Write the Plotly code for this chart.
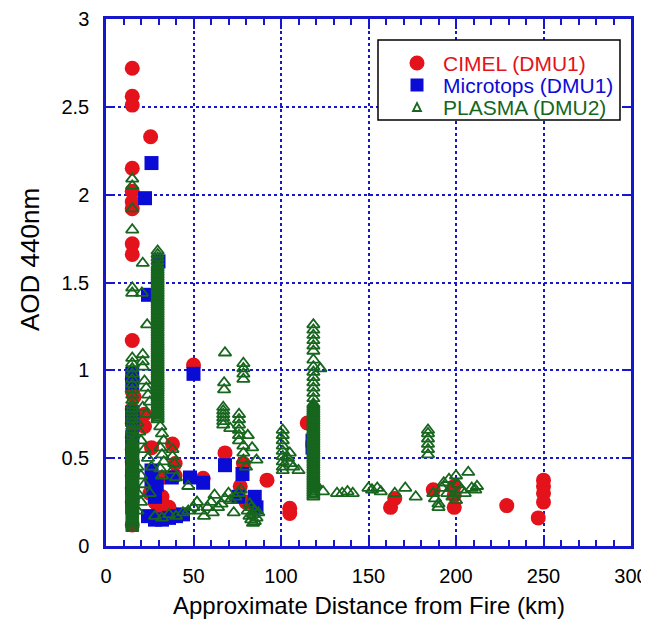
import plotly.graph_objects as go

# ---------------- data ----------------
cimel_x = [15, 15, 15, 25.5, 15, 15, 15, 15, 15, 15, 15, 15, 15, 15, 15, 15, 15, 15, 15, 15, 15, 15,
           22, 22, 16, 26, 26, 25, 28, 32, 32, 30, 38, 39.5, 39.5, 36, 50, 55.5, 68, 78.5, 76.7, 80,
           92, 105, 105, 115, 162.6, 165, 187, 199, 199, 199, 229, 250, 250, 250, 250, 247]
cimel_y = [2.72, 2.56, 2.51, 2.33, 2.15, 2.02, 1.96, 1.92, 1.72, 1.66, 1.17, 0.95, 0.88, 0.78, 0.70,
           0.62, 0.55, 0.48, 0.40, 0.33, 0.25, 0.12,
           0.75, 0.68, 0.85, 0.56, 0.38, 0.30, 0.25, 0.39, 0.28, 0.20, 0.58, 0.47, 0.40, 0.22, 1.03,
           0.385, 0.53, 0.47, 0.34, 0.25, 0.375, 0.215, 0.185, 0.70, 0.22, 0.27, 0.32, 0.34, 0.29,
           0.22, 0.23, 0.375, 0.34, 0.30, 0.25, 0.16]

microtops_x = [22.3, 26, 24, 30, 15, 15, 15, 15, 15, 15, 15, 15, 15, 15, 15, 15, 26, 26, 27, 28, 29,
               24, 28, 32, 36, 40, 44, 37.6, 48, 50, 55.5, 68, 78, 75.6, 85, 86, 118, 118]
microtops_y = [1.98, 2.18, 1.43, 1.62, 0.98, 0.93, 0.76, 0.72, 0.62, 0.56, 0.50, 0.45, 0.40, 0.33,
               0.29, 0.22, 0.43, 0.37, 0.32, 0.28, 0.35, 0.17, 0.15, 0.15, 0.16, 0.17, 0.18, 0.39,
               0.39, 0.98, 0.36, 0.46, 0.41, 0.28, 0.28, 0.22, 0.60, 0.56]

# PLASMA: dense columns at three sites (distance, AOD values)
plasma_col_x = [15, 29.5, 118.5]
plasma_col_y = [
    [0.10, 0.11, 0.12, 0.13, 0.14, 0.15, 0.16, 0.17, 0.18, 0.19, 0.20, 0.21, 0.22, 0.23, 0.24,
     0.25, 0.26, 0.27, 0.28, 0.29, 0.30, 0.31, 0.32, 0.33, 0.34, 0.35, 0.36, 0.37, 0.38, 0.39,
     0.40, 0.41, 0.42, 0.43, 0.44, 0.45, 0.46, 0.47, 0.48, 0.49, 0.50, 0.51, 0.52, 0.53, 0.54,
     0.55, 0.56, 0.57, 0.58, 0.59, 0.60, 0.62, 0.64, 0.66, 0.68, 0.70, 0.72, 0.74, 0.76, 0.78,
     0.80, 0.83, 0.86, 0.89, 0.92, 0.95, 0.98, 1.01, 1.04, 1.07,
     1.44, 1.47, 1.80, 1.92, 2.05, 2.09],
    [0.72, 0.73, 0.74, 0.75, 0.76, 0.77, 0.78, 0.79, 0.80, 0.81, 0.82, 0.83, 0.84, 0.85, 0.86,
     0.87, 0.88, 0.89, 0.90, 0.91, 0.92, 0.93, 0.94, 0.95, 0.96, 0.97, 0.98, 0.99, 1.00, 1.01,
     1.02, 1.03, 1.04, 1.05, 1.06, 1.07, 1.08, 1.09, 1.10, 1.11, 1.12, 1.13, 1.14, 1.15, 1.16,
     1.17, 1.18, 1.19, 1.20, 1.21, 1.22, 1.23, 1.24, 1.25, 1.26, 1.27, 1.28, 1.29, 1.30, 1.31,
     1.32, 1.33, 1.34, 1.35, 1.36, 1.37, 1.38, 1.39, 1.40, 1.41, 1.42, 1.43, 1.44, 1.45, 1.46,
     1.47, 1.48, 1.49, 1.50, 1.51, 1.52, 1.53, 1.54, 1.55, 1.56, 1.57, 1.58, 1.59, 1.60, 1.62,
     1.64, 1.66, 1.68],
    [0.28, 0.29, 0.30, 0.31, 0.32, 0.33, 0.34, 0.35, 0.36, 0.37, 0.38, 0.39, 0.40, 0.41, 0.42,
     0.43, 0.44, 0.45, 0.46, 0.47, 0.48, 0.49, 0.50, 0.51, 0.52, 0.53, 0.54, 0.55, 0.56, 0.57,
     0.58, 0.59, 0.60, 0.61, 0.62, 0.63, 0.64, 0.65, 0.66, 0.67, 0.68, 0.69, 0.70, 0.71, 0.72,
     0.73, 0.74, 0.75, 0.76, 0.77, 0.78, 0.79, 0.80, 0.81, 0.84, 0.87, 0.90, 0.93, 0.96, 0.99,
     1.02, 1.06, 1.11, 1.14, 1.17, 1.20, 1.23, 1.26],
]
# PLASMA: scattered points
plasma_x = [21, 20.5, 23.5, 21, 21, 21, 22, 23, 24, 25, 21, 23, 18, 19, 20, 22, 24, 26, 18, 20, 22,
            25, 18, 20, 18,
            31, 32, 33, 31, 32, 33, 31, 32, 38, 38, 39, 38, 40,
            28, 32, 36, 40, 44, 47, 50, 47,
            52, 54, 56, 58, 60, 61, 62, 64, 66, 68, 70, 71, 73, 74, 76, 77,
            81, 82, 83, 84, 85, 86, 83, 85, 87, 82, 84,
            67, 67, 67, 67, 67, 67, 71, 68, 67.5, 67.5,
            76, 76, 76, 76, 76, 76, 78.5, 78.5, 78.5, 78.5, 81, 83.5, 86, 78.5, 78.5, 78.5, 80,
            101, 101, 101, 101, 101, 101, 101, 101, 101, 104, 105, 107, 110, 105,
            122.5, 124, 120,
            132, 135, 138, 141, 150, 152, 155, 157, 165, 171, 177,
            184, 184, 184, 184, 184, 184,
            187, 188, 190, 192, 193, 195, 196, 197, 198, 200, 201, 203, 205, 207, 209, 211, 212,
            190, 200]
plasma_y = [1.61, 1.44, 1.26, 1.09, 1.05, 1.02, 0.94, 0.90, 0.86, 0.82, 0.79, 0.75, 0.70, 0.65,
            0.60, 0.55, 0.50, 0.45, 0.45, 0.40, 0.35, 0.30, 0.30, 0.25, 0.20,
            0.68, 0.64, 0.60, 0.56, 0.52, 0.48, 0.44, 0.40, 0.55, 0.51, 0.47, 0.43, 0.39,
            0.17, 0.16, 0.18, 0.17, 0.19, 0.20, 0.22, 0.34,
            0.25, 0.20, 0.17, 0.22, 0.25, 0.19, 0.29, 0.22, 0.24, 0.27, 0.30, 0.26, 0.19, 0.28,
            0.30, 0.32,
            0.20, 0.17, 0.15, 0.18, 0.20, 0.16, 0.22, 0.14, 0.19, 0.24, 0.13,
            0.79, 0.77, 0.75, 0.73, 0.71, 0.69, 0.67, 1.10, 0.93, 0.89,
            0.75, 0.72, 0.69, 0.66, 0.63, 0.60, 1.04, 1.01, 0.98, 0.95, 0.63, 0.56, 0.49, 0.57,
            0.53, 0.49, 0.45,
            0.66, 0.63, 0.60, 0.57, 0.54, 0.51, 0.48, 0.45, 0.43, 0.50, 0.47, 0.45, 0.43, 0.53,
            1.01, 0.31, 0.35,
            0.30, 0.30, 0.31, 0.30, 0.33, 0.32, 0.33, 0.31, 0.30, 0.33, 0.28,
            0.52, 0.55, 0.58, 0.61, 0.64, 0.66,
            0.30, 0.27, 0.24, 0.33, 0.36, 0.30, 0.38, 0.33, 0.28, 0.40, 0.35, 0.32, 0.30, 0.42,
            0.33, 0.32, 0.34,
            0.22, 0.26]

x_ticks = [0, 50, 100, 150, 200, 250, 300]
y_ticks = [0, 0.5, 1, 1.5, 2, 2.5, 3]
y_tick_text = ["0", "0.5", "1", "1.5", "2", "2.5", "3"]

series_names = ["CIMEL (DMU1)", "Microtops (DMU1)", "PLASMA (DMU2)"]
x_title = "Approximate Distance from Fire (km)"
y_title = "AOD 440nm"

# ---------------- styling ----------------
RED = "#e3121b"
BLUE = "#0b0bd6"
GREEN = "#17661e"
FRAME = "#1616cc"
FONT = "Arial, Liberation Sans, sans-serif"

# the page body adds an 8px margin, so the figure is sized to fit the window
OFF = 8
W, H = 649 - OFF, 620 - OFF
# plot area in window pixels: x 106..631, y 19..546
L, R, T, B = 106 - OFF, 649 - 631, 19 - OFF, 620 - 546
PW, PH = W - L - R, H - T - B


def px(xp):
    # window pixel x -> paper coordinate
    return (xp - OFF - L) / PW


def py(yp):
    # window pixel y -> paper coordinate
    return (H - B - (yp - OFF)) / PH


# assemble PLASMA from columns + scattered points
all_plasma_x = []
all_plasma_y = []
for cx, ys in zip(plasma_col_x, plasma_col_y):
    all_plasma_x += [cx] * len(ys)
    all_plasma_y += ys
all_plasma_x += plasma_x
all_plasma_y += plasma_y

fig = go.Figure()
fig.add_trace(go.Scatter(
    x=cimel_x, y=cimel_y, mode="markers", name=series_names[0], showlegend=False,
    marker=dict(symbol="circle", size=15, color=RED, line=dict(width=0)),
))
fig.add_trace(go.Scatter(
    x=microtops_x, y=microtops_y, mode="markers", name=series_names[1], showlegend=False,
    marker=dict(symbol="square", size=14, color=BLUE, line=dict(width=0)),
))
fig.add_trace(go.Scatter(
    x=all_plasma_x, y=all_plasma_y, mode="markers", name=series_names[2], showlegend=False,
    marker=dict(symbol="triangle-up-open", size=11, color=GREEN, line=dict(width=1.8, color=GREEN)),
))

axis_common = dict(
    showline=True, linecolor=FRAME, linewidth=2.5, mirror="ticks",
    ticks="inside", tickcolor=FRAME, tickwidth=2,
    showgrid=True, gridcolor=FRAME, griddash="dot", gridwidth=1.6,
    zeroline=False, automargin=False,
    tickfont=dict(family=FONT, size=20, color="black"),
)

fig.update_xaxes(
    range=[0, 300], tickmode="array", tickvals=x_ticks, ticklen=10, ticklabelstandoff=10,
    minor=dict(dtick=10, ticks="inside", ticklen=6, tickcolor=FRAME, tickwidth=2, showgrid=False),
    **axis_common,
)
fig.update_yaxes(
    range=[0, 3], tickmode="array", tickvals=y_ticks, ticktext=y_tick_text, ticklen=9,
    ticklabelstandoff=10,
    **axis_common,
)

# legend box (drawn as layout shapes + text)
legend_rows_y = [63, 85, 107]
shapes = [
    dict(type="rect", xref="paper", yref="paper", x0=px(378), x1=px(620), y0=py(120), y1=py(40),
         line=dict(color="black", width=1.5), fillcolor="white", layer="above"),
    dict(type="circle", xref="paper", yref="paper", x0=px(409.5), x1=px(424.5),
         y0=py(legend_rows_y[0] + 7.5), y1=py(legend_rows_y[0] - 7.5),
         line=dict(width=0), fillcolor=RED, layer="above"),
    dict(type="rect", xref="paper", yref="paper", x0=px(410.5), x1=px(423.5),
         y0=py(legend_rows_y[1] + 6.5), y1=py(legend_rows_y[1] - 6.5),
         line=dict(width=0), fillcolor=BLUE, layer="above"),
    dict(type="path", xref="paper", yref="paper",
         path="M %f %f L %f %f L %f %f Z" % (px(413), py(legend_rows_y[2] + 4), px(421), py(legend_rows_y[2] + 4),
                                           px(417), py(legend_rows_y[2] - 4)),
         line=dict(color=GREEN, width=1.8), layer="above"),
]
annotations = []
for name, yrow, col in zip(series_names, legend_rows_y, [RED, BLUE, GREEN]):
    annotations.append(dict(
        xref="paper", yref="paper", x=px(441), y=py(yrow), xanchor="left", yanchor="middle",
        text=name, showarrow=False, font=dict(family=FONT, size=21, color=col),
    ))
annotations.append(dict(
    xref="paper", yref="paper", x=0.5, y=py(605), xanchor="center", yanchor="middle",
    text=x_title, showarrow=False, font=dict(family=FONT, size=24, color="black"),
))
annotations.append(dict(
    xref="paper", yref="paper", x=px(30), y=py(260), xanchor="center", yanchor="middle",
    text=y_title, textangle=-90, showarrow=False, font=dict(family=FONT, size=26, color="black"),
))

fig.update_layout(
    width=W, height=H,
    margin=dict(l=L, r=R, t=T, b=B),
    paper_bgcolor="white", plot_bgcolor="white",
    font=dict(family=FONT),
    showlegend=False,
    shapes=shapes,
    annotations=annotations,
)

fig.write_html("out.html")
══════
**Problem requirements:**
Restate exactly, please, only the lines between the start of the data and the line containing "import plotly.graph_objects as go", both ends included, skipping the pictures.

**Result of the task:**
Write the Plotly code for this chart.
import plotly.graph_objects as go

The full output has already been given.